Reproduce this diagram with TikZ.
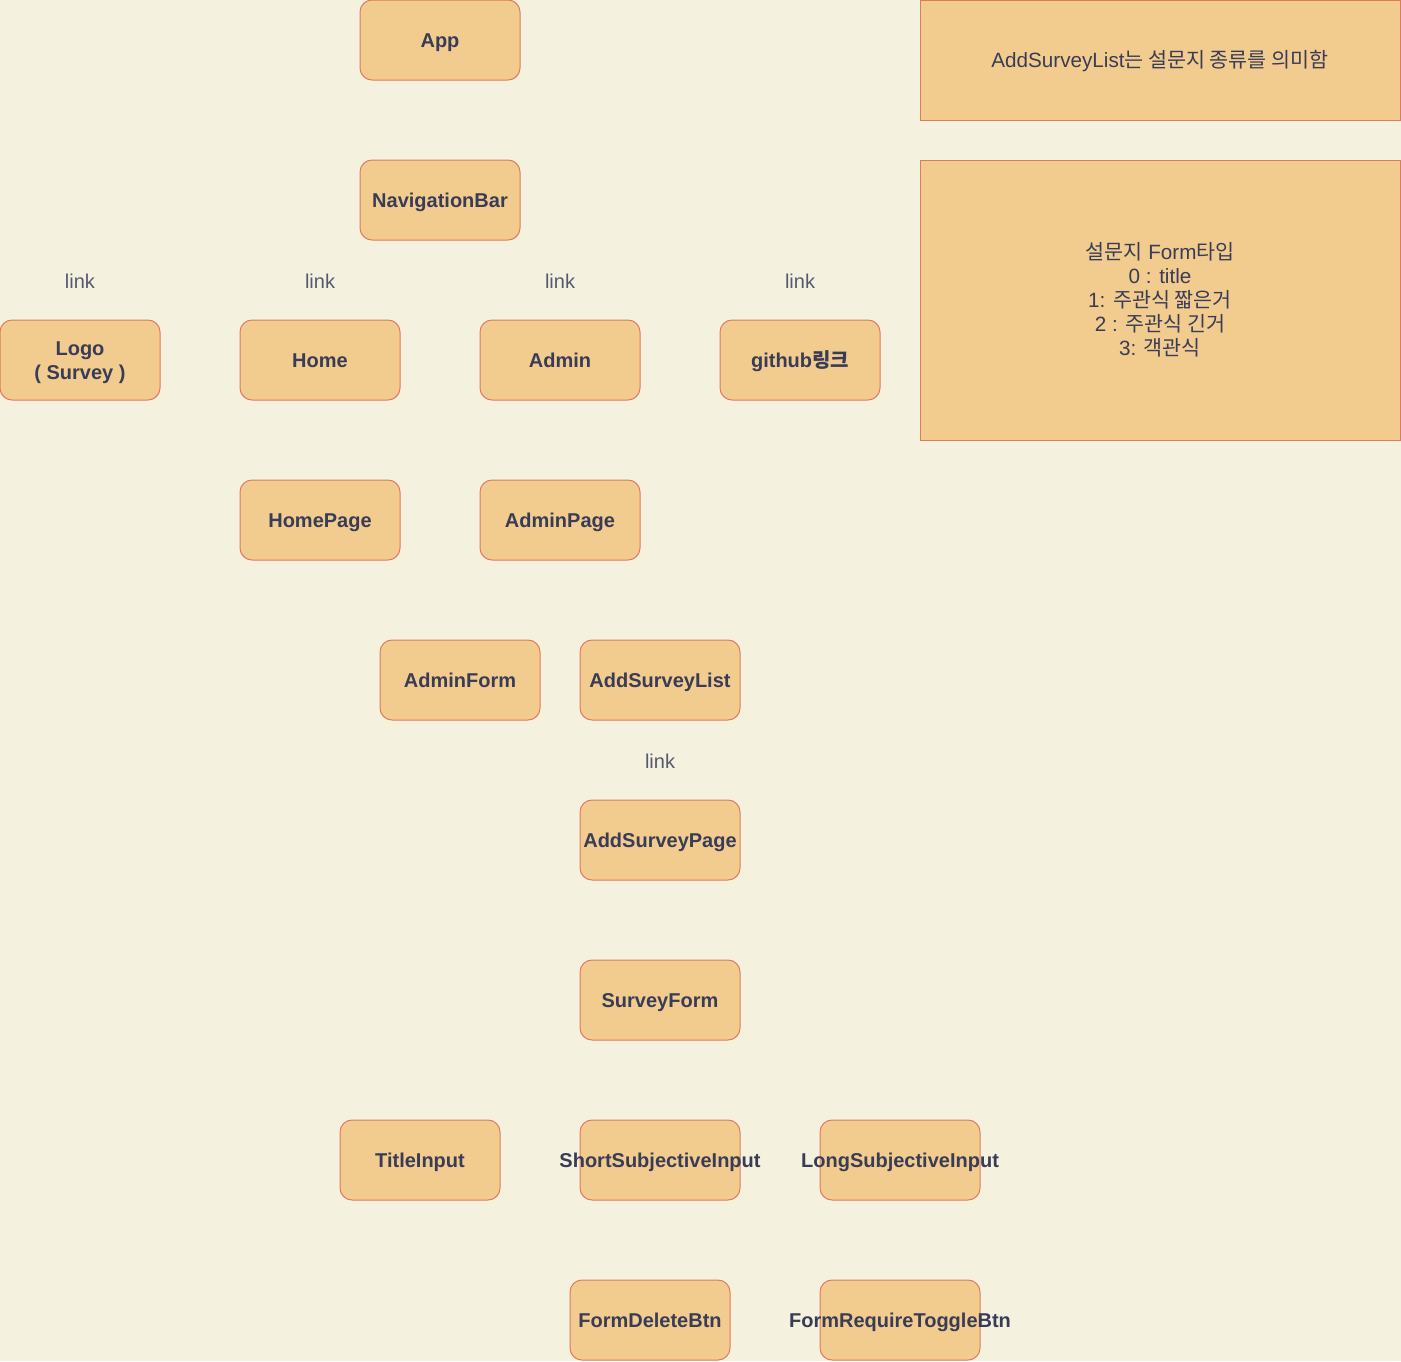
\documentclass[tikz,border=0pt]{standalone}
\usepackage{fontspec}
\setmainfont{Liberation Sans}
\newfontfamily\kr{Noto Sans CJK KR}
\begin{document}
\begin{tikzpicture}[x=0.75pt,y=-0.75pt,
        box/.style={draw=edge,fill=boxfill,line width=0.75pt,rounded corners=9pt,
            minimum width=120pt,minimum height=60pt,inner sep=0pt,
            label={[boxtext]center:#1}},
        boxtext/.style={text=ink,font=\bfseries\fontsize{15}{18}\selectfont,align=center,
            text height=11pt,text depth=3pt,yshift=-1.25pt},
        note/.style={draw=edge,fill=boxfill,line width=0.75pt,inner sep=0pt,
            text=ink,font=\fontsize{15.5}{18}\selectfont,align=center},
        linktxt/.style={text=ink!85,font=\fontsize{15}{18}\selectfont}]
        %colores
        \definecolor{bg}{HTML}{F4F1DE}
        \definecolor{boxfill}{HTML}{F2CC8F}
        \definecolor{edge}{HTML}{E07A5F}
        \definecolor{ink}{HTML}{393C56}

        % fondo
        \useasboundingbox (0,0) rectangle (1401,1361);
        \fill[bg] (0,0) rectangle (1401,1361);

        % arbol de componentes
        \node[box=App] (app) at (440,40) {};
        \node[box=NavigationBar] (navbar) at (440,200) {};

        \node[box={}, label={[boxtext,yshift=-9pt]center:Logo\\( Survey )}] (logo) at (80,360) {};
        \node[box=Home] (home) at (320,360) {};
        \node[box=Admin] (admin) at (560,360) {};
        \node[box={github{\kr 링크}}] (github) at (800,360) {};
        \foreach \x/\name in {80/logo, 320/home, 560/admin, 800/github}
            \node[linktxt] (link-\name) at (\x,281) {link};

        \node[box=HomePage] (homepage) at (320,520) {};
        \node[box=AdminPage] (adminpage) at (560,520) {};

        \node[box=AdminForm] (adminform) at (460,680) {};
        \node[box=AddSurveyList] (addlist) at (660,680) {};
        \node[linktxt] (link-addlist) at (660,761) {link};
        \node[box=AddSurveyPage] (addpage) at (660,840) {};
        \node[box=SurveyForm] (surveyform) at (660,1000) {};

        \node[box=TitleInput] (titleinput) at (420,1160) {};
        \node[box=ShortSubjectiveInput] (shortinput) at (660,1160) {};
        \node[box=LongSubjectiveInput] (longinput) at (900,1160) {};
        \node[box=FormDeleteBtn] (deletebtn) at (650,1320) {};
        \node[box=FormRequireToggleBtn] (togglebtn) at (900,1320) {};

        % notas
        \node[note,minimum width=360pt,minimum height=90pt] (note-list) at (1160,60) {};
        \node[text=ink,font=\fontsize{15.5}{18}\selectfont] (note-list-text) at (1160,61.5)
            {AddSurveyList{\kr 는 설문지 종류를 의미함}};
        \node[note,minimum width=360pt,minimum height=210pt] (note-form) at (1160,300)
            {{\kr 설문지} Form{\kr 타입}\\0 : title\\1: {\kr 주관식 짧은거}\\2 : {\kr 주관식 긴거}\\3: {\kr 객관식}};
\end{tikzpicture}
\end{document}
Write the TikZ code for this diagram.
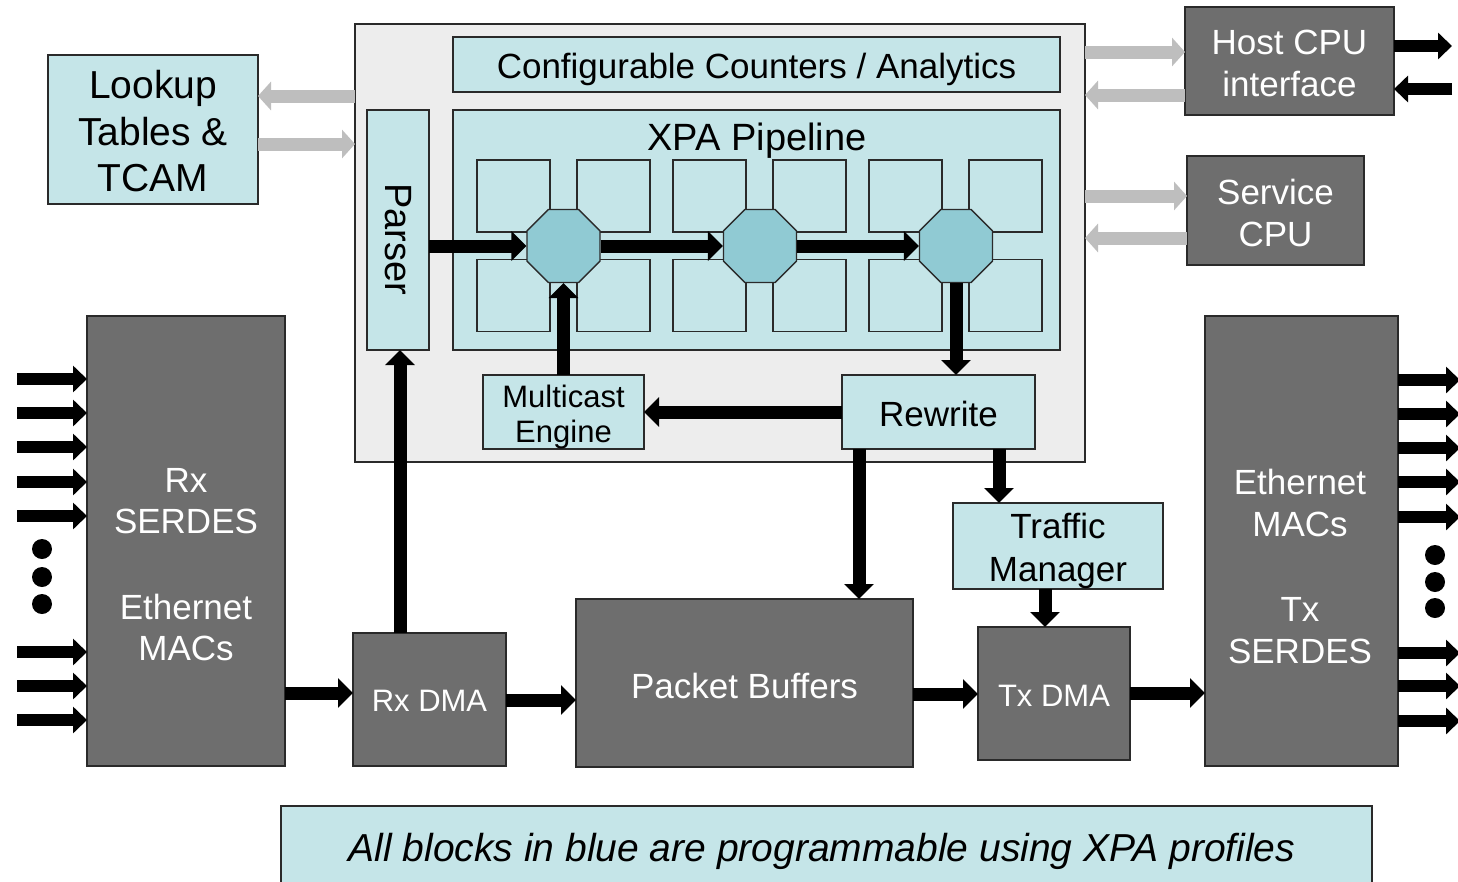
\documentclass[tikz,border=0pt]{standalone}
\usepackage{fontspec}
\setmainfont{Liberation Sans}
\usetikzlibrary{arrows.meta,shapes.geometric,calc}
\definecolor{lblue}{HTML}{C5E5E8}
\definecolor{dgray}{HTML}{6E6E6E}
\definecolor{octc}{HTML}{90CAD3}
\definecolor{garrc}{HTML}{BEBEBE}
\definecolor{xpabg}{HTML}{EDEDED}
\definecolor{edgec}{HTML}{2A2A2A}
\begin{document}
\begin{tikzpicture}[x=1pt,y=-1pt,
  box/.style={draw=edgec,line width=1.5pt,inner sep=0pt,outer sep=0pt,align=center},
  bbox/.style={box,fill=lblue,text=black},
  dbox/.style={box,fill=dgray,text=white},
  lbl/.style={align=center,inner sep=0pt,text=black},
  wlbl/.style={align=center,inner sep=0pt,text=white},
  sqbox/.style={draw=edgec,line width=1.2pt,fill=lblue,minimum width=73pt,minimum height=72pt,inner sep=0pt},
  octbox/.style={regular polygon,regular polygon sides=8,minimum size=79pt,draw=edgec,line width=1.3pt,fill=octc,inner sep=0pt},
  barr/.style={line width=13pt,-{Triangle[length=15pt,width=29pt]}},
  sarr/.style={line width=12pt,-{Triangle[length=14pt,width=26pt]}},
  garr/.style={draw=garrc,line width=13pt,-{Triangle[length=13pt,width=28pt]}},
  fA/.style={font=\fontsize{35}{42}\selectfont},
  fB/.style={font=\fontsize{31}{35}\selectfont},
  fC/.style={font=\fontsize{38}{46}\selectfont},
  dotn/.style={circle,fill=black,minimum size=20pt,inner sep=0pt},
]
\useasboundingbox (0,0) rectangle (1458,881);
\clip (0,0) rectangle (1458,881);
\fill[white] (0,0) rectangle (1458,881);

% XPA block
\node[box,fill=xpabg,minimum width=730pt,minimum height=438pt] (xpa) at (720,243) {};
\node[bbox,minimum width=607pt,minimum height=55pt] (cnt) at (756.5,64.5) {};
\node[lbl,fA] (cnttxt) at (756.5,69) {Configurable Counters / Analytics};
\node[bbox,minimum width=607pt,minimum height=240pt] (pipe) at (756.5,230) {};
\node[lbl,fC] (pipetitle) at (757,141) {XPA Pipeline};
\node[bbox,minimum width=62pt,minimum height=240pt] (parser) at (398,230) {};
\node[lbl,fC,rotate=-90] (parsertxt) at (398,239) {Parser};

% pipeline squares
\node[sqbox] (s1) at (513.5,196) {};
\node[sqbox] (s2) at (613.5,196) {};
\node[sqbox] (s3) at (709.5,196) {};
\node[sqbox] (s4) at (809.5,196) {};
\node[sqbox] (s5) at (905.5,196) {};
\node[sqbox] (s6) at (1005.5,196) {};
\node[sqbox] (s7) at (513.5,295.5) {};
\node[sqbox] (s8) at (613.5,295.5) {};
\node[sqbox] (s9) at (709.5,295.5) {};
\node[sqbox] (s10) at (809.5,295.5) {};
\node[sqbox] (s11) at (905.5,295.5) {};
\node[sqbox] (s12) at (1005.5,295.5) {};
\node[octbox] (o1) at (563.5,246) {};
\node[octbox] (o2) at (760,246) {};
\node[octbox] (o3) at (956,246) {};

\node[bbox,minimum width=161pt,minimum height=74pt] (mc) at (563.5,412) {};
\node[lbl,fB] (mctxt) at (563.5,417) {Multicast\\Engine};
\node[bbox,minimum width=193pt,minimum height=74pt] (rw) at (938.5,412) {};
\node[lbl,fA] (rwtxt) at (938.5,414) {Rewrite};

% side blocks
\node[bbox,minimum width=210pt,minimum height=149pt] (lut) at (153,129.5) {};
\node[lbl,font=\fontsize{39}{46.5}\selectfont] (luttxt) at (153,131.5) {Lookup\\Tables \&\\TCAM};
\node[dbox,minimum width=209pt,minimum height=108pt] (host) at (1289.5,61) {};
\node[wlbl,fA] (hosttxt) at (1289.5,63) {Host CPU\\interface};
\node[dbox,minimum width=177pt,minimum height=109pt] (svc) at (1275.5,210.5) {};
\node[wlbl,fA] (svctxt) at (1275.5,212.5) {Service\\CPU};

% datapath
\node[bbox,minimum width=210pt,minimum height=86pt] (tm) at (1058,546) {};
\node[lbl,font=\fontsize{35}{43}\selectfont] (tmtxt) at (1058,551) {Traffic\\Manager};
\node[dbox,minimum width=152pt,minimum height=133pt] (txdma) at (1054,693.5) {};
\node[wlbl,fB] (txdmatxt) at (1054,695.5) {Tx DMA};
\node[dbox,minimum width=337pt,minimum height=168pt] (pb) at (744.5,683) {};
\node[wlbl,fA] (pbtxt) at (744.5,686) {Packet Buffers};
\node[dbox,minimum width=153pt,minimum height=133pt] (rxdma) at (429.5,699.5) {};
\node[wlbl,fB] (rxdmatxt) at (429.5,701) {Rx DMA};
\node[dbox,minimum width=198pt,minimum height=450pt] (rxs) at (186,541) {};
\node[wlbl,font=\fontsize{35}{41}\selectfont] (rxstxt) at (186,565) {Rx\\SERDES\\[45pt]Ethernet\\MACs};
\node[dbox,minimum width=193pt,minimum height=450pt] (txm) at (1301.5,541) {};
\node[wlbl,font=\fontsize{35}{42}\selectfont] (txmtxt) at (1300,566) {Ethernet\\MACs\\[43pt]Tx\\SERDES};

% note
\node[bbox,minimum width=1091pt,minimum height=84pt] (note) at (826.5,848) {};
\node[lbl,font=\fontsize{39}{46}\selectfont\itshape] (notetxt) at (822,851) {All blocks in blue are programmable using XPA profiles};

% gray arrows
\draw[garr] (xpa.west |- 0,96) -- (lut.east |- 0,96);
\draw[garr] (lut.east |- 0,144) -- (xpa.west |- 0,144);
\draw[garr] (xpa.east |- 0,52) -- (host.west |- 0,52);
\draw[garr] (host.west |- 0,95) -- (xpa.east |- 0,95);
\draw[garr] (xpa.east |- 0,196) -- (svc.west |- 0,196);
\draw[garr] (svc.west |- 0,238) -- (xpa.east |- 0,238);

% host external arrows
\coordinate (hostout) at (1452,46);
\coordinate (hostin) at (1452,89);
\draw[sarr] (host.east |- hostout) -- (hostout);
\draw[sarr] (hostin) -- (host.east |- hostin);

% pipeline arrows
\draw[barr] (parser.east |- o1.west) -- (o1.west);
\draw[barr] (o1.east) -- (o2.west);
\draw[barr] (o2.east) -- (o3.west);
\draw[barr] (mc.north -| o1.south) -- (o1.south);
\draw[barr] (o3.south) -- (o3.south |- rw.north);
\draw[barr] (rw.west) -- (rw.west -| mc.east);
\draw[barr] ([xshift=17pt]rw.south west) -- ([xshift=17pt]rw.south west |- pb.north);
\draw[barr] ([xshift=157pt]rw.south west) -- ([xshift=157pt]rw.south west |- tm.north);
\draw[barr] ([xshift=-13pt]tm.south) -- ([xshift=-13pt]tm.south |- txdma.north);
\draw[barr] ([xshift=2pt]rxdma.north -| parser.south) -- ([xshift=2pt]parser.south);
\draw[barr] (rxs.east |- 0,693) -- (rxdma.west |- 0,693);
\draw[barr] (rxdma.east |- 0,700) -- (pb.west |- 0,700);
\draw[barr] (pb.east |- 0,694) -- (txdma.west |- 0,694);
\draw[barr] (txdma.east |- 0,693) -- (txm.west |- 0,693);

% serdes lanes
\foreach \yy in {379,413,447,482,516,652,686,720} {
  \coordinate (in\yy) at (17,\yy);
  \draw[sarr] (in\yy) -- (rxs.west |- in\yy);
}
\foreach \yy in {380,414,448,482,517,653,686,721} {
  \coordinate (out\yy) at (1460,\yy);
  \draw[sarr] (txm.east |- out\yy) -- (out\yy);
}
\node[dotn] (dl1) at (42,549) {};
\node[dotn] (dl2) at (42,577) {};
\node[dotn] (dl3) at (42,604) {};
\node[dotn] (dr1) at (1435,555) {};
\node[dotn] (dr2) at (1435,582) {};
\node[dotn] (dr3) at (1435,608) {};
\end{tikzpicture}
\end{document}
....
§ EXERCISE TASK: Which lines hold the word "this"? Show each one.

§ SOLUTION TO THE EXERCISE:
Reproduce this diagram with TikZ.
Write the TikZ code for this diagram.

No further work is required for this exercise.